The Michigan Independent Citizens Redistricting Commission adopted this new state House map in December.
Michigan Independent Citizens Redistricting Commission
The Michigan Independent Citizens Redistricting Commission adopted this new state House map.

The group responsible for drawing Michigan’s new legislative district lines is facing an ethics question after one of its members took a new job.

The Michigan Independent Citizens Redistricting Commission ended its map drawing over a year and a half ago.

But redistricting Commissioner Anthony Eid’s new leadership role within an advocacy group is raising questions about a possible conflict of interest.

On June 12, Michigan Voices announced Eid would be taking over as the group’s deputy director.

Commission Chair Douglas Clark said there will be a discussion on the topic at the commission's next meeting on July 20.

“Each commissioner will be able to communicate their opinions on the subject and my expectation is that they will be truthful, forthright, and nothing will be second hand, it will be pure facts,” Clark said.

Clark said there’s also a legal review underway over Eid’s new position. That should provide some guidance on what the constitution says on the matter and whether the group’s adopted code of conduct could carry enough weight to potentially stop the hire.

One source of conflict is the group’s involvement in the map-drawing process. During a previous commission meeting, some commissioners expressed discomfort with the group’s perceived liberal tint.

Michigan Voices is officially a non-partisan organization.

The Detroit News noted text on the Michigan Voices website bragging about its work when it came to redistricting.

“Our Democracy Workgroup partners engaged with MICRC right up until they approved the final maps. On multiple occasions, the MICRC changed course and edited their maps in real-time, directly impacted by our partners’ public comments,” the website reads.

Despite that language, Eid, Michigan Voices, and the redistricting commission maintain the group had no outsize influence on the process.

“They had no direct preferential influence on behalf of — toward the commission, but they were instrumental in recruiting the groups and individuals to be a part of participating in the engagement process,” commission Executive Director Edward Woods III told reporters Monday.

He said the organization helped solicit feedback and hold town halls.

Meanwhile, Michigan Voices Executive Director Sommer Foster emphasized she had no prior contact with Eid before he applied.

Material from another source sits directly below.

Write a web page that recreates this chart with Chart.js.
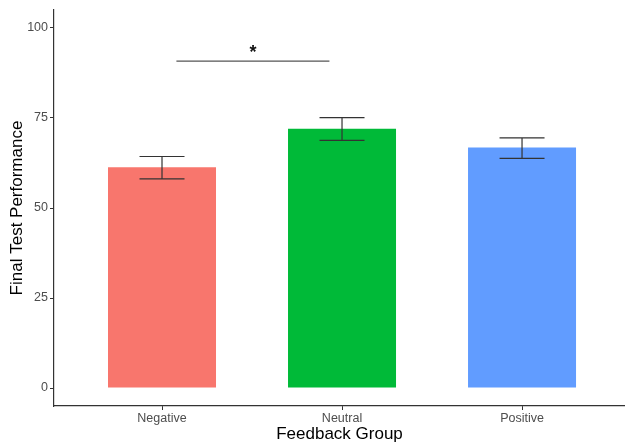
<!DOCTYPE html>
<html>
<head>
<meta charset="utf-8">
<script src="https://cdn.jsdelivr.net/npm/chart.js@4/dist/chart.umd.min.js"></script>
<style>
  html, body { margin: 0; padding: 0; background: #fff; overflow: hidden; }
  canvas { display: block; }
</style>
</head>
<body>
<canvas id="myChart" width="625" height="444"></canvas>
<script>
// values
const groups = ["Negative", "Neutral", "Positive"];
const means = [61.3, 72.0, 66.8];
const errLow = [58.1, 68.8, 63.8];
const errHigh = [64.3, 75.1, 69.5];
const barColors = ["#F8766D", "#00BA38", "#619CFF"];
const yTicks = [0, 25, 50, 75, 100];
// significance bracket: [from x, to x, height], star label
const sigBracket = [1.08, 1.93, 90.8];
const sigLabel = "*";

Chart.defaults.font.family = "'Liberation Sans', Arial, sans-serif";

const statMarks = {
  id: "statMarks",
  afterDatasetsDraw(chart) {
    const { ctx, scales: { x, y } } = chart;
    ctx.save();
    // error bars
    ctx.strokeStyle = "#333";
    ctx.lineWidth = 1.2;
    groups.forEach((g, i) => {
      const cx = x.getPixelForValue(i + 1);
      const half = x.getPixelForValue(i + 1.125) - cx;
      const top = y.getPixelForValue(errHigh[i]);
      const bot = y.getPixelForValue(errLow[i]);
      ctx.beginPath();
      ctx.moveTo(cx - half, top); ctx.lineTo(cx + half, top);
      ctx.moveTo(cx, top); ctx.lineTo(cx, bot);
      ctx.moveTo(cx - half, bot); ctx.lineTo(cx + half, bot);
      ctx.stroke();
    });
    // bracket + star
    const by = y.getPixelForValue(sigBracket[2]);
    ctx.strokeStyle = "#555";
    ctx.lineWidth = 1.4;
    ctx.beginPath();
    ctx.moveTo(x.getPixelForValue(sigBracket[0]), by);
    ctx.lineTo(x.getPixelForValue(sigBracket[1]), by);
    ctx.stroke();
    ctx.fillStyle = "#111";
    ctx.font = "bold 18px 'Liberation Sans', Arial, sans-serif";
    ctx.textAlign = "center";
    ctx.textBaseline = "alphabetic";
    ctx.fillText(sigLabel, x.getPixelForValue((sigBracket[0] + sigBracket[1]) / 2), by - 3);
    ctx.restore();
  }
};

const data = {
  datasets: [
    {
      data: groups.map((g, i) => ({ x: i + 1, y: means[i] })),
      backgroundColor: barColors,
      borderWidth: 0,
      barPercentage: 0.6,
      categoryPercentage: 1.0,
    },
  ],
};

const config = {
  type: "bar",
  data,
  options: {
    responsive: false,
    animation: false,
    devicePixelRatio: 1,
    layout: { padding: { top: 10, right: 0, left: 0, bottom: 0 } },
    plugins: { legend: { display: false }, tooltip: { enabled: false } },
    scales: {
      x: {
        type: "linear",
        offset: false,
        min: 0.4,
        max: 3.572,
        afterBuildTicks: (s) => { s.ticks = groups.map((g, i) => ({ value: i + 1 })); },
        afterFit: (s) => { s.height = 38; },
        ticks: {
          color: "#4d4d4d",
          font: { size: 12.5 },
          padding: 1,
          callback: (v) => groups[v - 1],
        },
        grid: { offset: false, drawOnChartArea: false, tickLength: 4, color: "#333" },
        border: { display: true, color: "#333", width: 1.2 },
        title: {
          display: true,
          text: "Feedback Group",
          color: "#000",
          font: { size: 17 },
          padding: { top: 0, bottom: -1 },
        },
      },
      y: {
        min: -5,
        max: 105,
        afterBuildTicks: (s) => { s.ticks = yTicks.map((v) => ({ value: v })); },
        afterFit: (s) => { s.width = 54; },
        ticks: { color: "#4d4d4d", font: { size: 12.5 }, padding: 2 },
        grid: { drawOnChartArea: false, tickLength: 4, color: "#333" },
        border: { display: true, color: "#333", width: 1.2 },
        title: {
          display: true,
          text: "Final Test Performance",
          color: "#000",
          font: { size: 17 },
          padding: { top: 7, bottom: 0 },
        },
      },
    },
  },
  plugins: [statMarks],
};

const myChart = new Chart(document.getElementById("myChart"), config);
</script>
</body>
</html>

“We had an open application process and the job was posted for about 3 - 4 months before we made a hiring decision. We had several applicants apply and went through a four-step interview process,” Foster said in an email. “We hired Anthony Eid because we believe that he was the best applicant for the position.”

Aside from a planned discussion at a future meeting, the commission is preparing for oral arguments on dispositive motions in the last remaining lawsuit against it. Those are set for July 13.